By @dnl0x00

In this article I just summarize some thoughts while reading an article about machine learning doing on a CPU vs GPU. All of my statements are not well researched and I could be totally wrong. Keep that in mind when you’re reading this post. ;)

Recently I have found an interesting article in which the author stated that when using the Intel Xeon SP processor family for machine learning and CPU optimized libraries “the top performance gap is closer to 2X than it is to 100X”. I agree with the article that when using Intel processors you are more flexible and gain from other advantages (have a look at the well written article) but I don’t agree with the performance gap and especially if you consider the costs that are required to close the performance gap.

For example, when I search for the Intel Xeon Platinum 8180M processor, a processor with 28 cores and 56 threads, you get results where one CPU costs about 13,000€ (see here).
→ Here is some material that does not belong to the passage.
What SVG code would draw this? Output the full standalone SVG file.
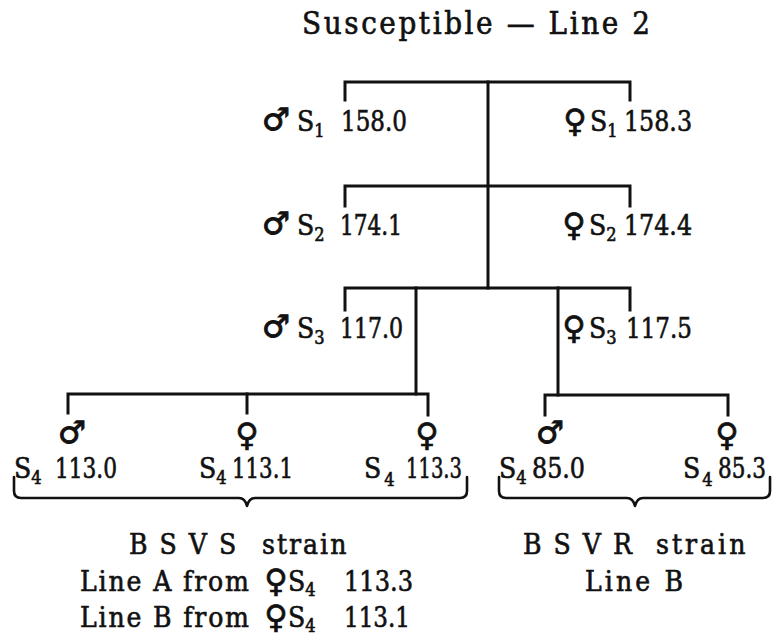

This processor achieves about 1.5 Linpack TFLOPS (see here).

On the other hand a GeForce GTX 1080 achieves about 8.87 TFLOPS (single point) (see table) for a price of about 550€ at Amazon.

So, at the end, you get about 16 GFLOPS/€ when you buy a GeForce and about 0.12 GFLOPS/€ when you plan to use the 8180M processor. The gap (performance/€) is about 140.

It’s possible that the Linpack benchmark cannot be compared with the GeForce benchmark. Maybe I’ve compared apples and oranges. Maybe the Linpack benchmark measures double precision floating point (haven’t checked this). Nevertheless, even if the GeForce achieves only 4 TFLOPS double precision the gap is still >50X, not 2X.